Skip to main content

Sensitive Data Filtering

PicoClaw automatically filters sensitive values — such as API keys, tokens, and secrets — from tool results before sending them to the LLM. This prevents credentials from leaking into model context and being echoed back to users or logged.

How Values Are Collected

Sensitive values are collected from your .security.yml file at startup. Every string value defined in that file is treated as a potential secret.

Configuration

Filtering is configured under the tools section:

FieldTypeDefaultDescription
filter_sensitive_databooltrueEnable or disable sensitive data filtering.
filter_min_lengthint8Minimum length of a value to be considered for filtering. Values shorter than this are ignored to avoid false positives.
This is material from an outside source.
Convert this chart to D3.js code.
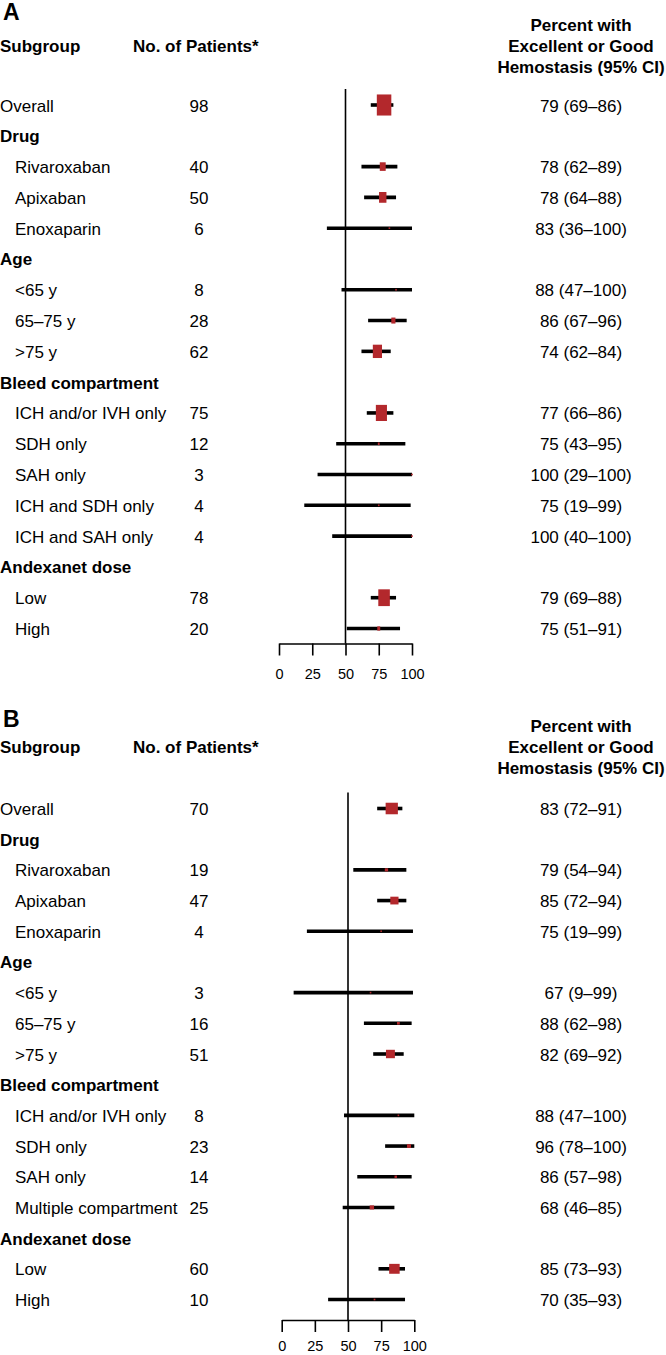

You can also toggle filtering via environment variable:

export PICOCLAW_TOOLS_FILTER_SENSITIVE_DATA=false

How It Works

  1. On startup, PicoClaw reads .security.yml and collects all string values that meet the minimum length requirement.
  2. These values are assembled into a strings.Replacer.
  3. Per tool result, the replacer scans the output and replaces any matching value with [FILTERED].

Example

Given a .security.yml containing:

openai:
api_key: "sk-abc123xxxxxxxxxxxxxxxxxx"
database:
password: "super-secret-db-pass"

And a tool that returns:

Connected to database with password super-secret-db-pass
API response from sk-abc123xxxxxxxxxxxxxxxxxx: {"status": "ok"}

The LLM will see:

Connected to database with password [FILTERED]
API response from [FILTERED]: {"status": "ok"}

Performance

  • Fast path for short content — tool results shorter than the minimum filter length are returned immediately without scanning.
  • O(n+m) replacement — the underlying strings.Replacer uses an efficient Aho-Corasick-like algorithm, where n is the length of the content and m is the total length of all patterns.
  • Lazy initialization — the replacer is built once at startup and reused for all subsequent tool calls.

Security Considerations

  • Filtering is best-effort. If a secret is not listed in .security.yml, it will not be filtered. Always keep your security file up to date.
  • Partial matches are not filtered. The value must appear exactly as defined. Substrings or encoded variants (e.g., base64) will not be caught.
  • The filter_min_length default of 8 is chosen to avoid filtering short, common strings that would cause excessive false positives. Adjust this value based on your security requirements.
  • Tool inputs are not filtered — only tool results (outputs) are scanned. If sensitive data appears in the arguments sent to a tool, it will not be redacted.
  • Logging and storage — filtering happens before the result is sent to the LLM, but the raw tool output may still appear in local logs depending on your logging configuration.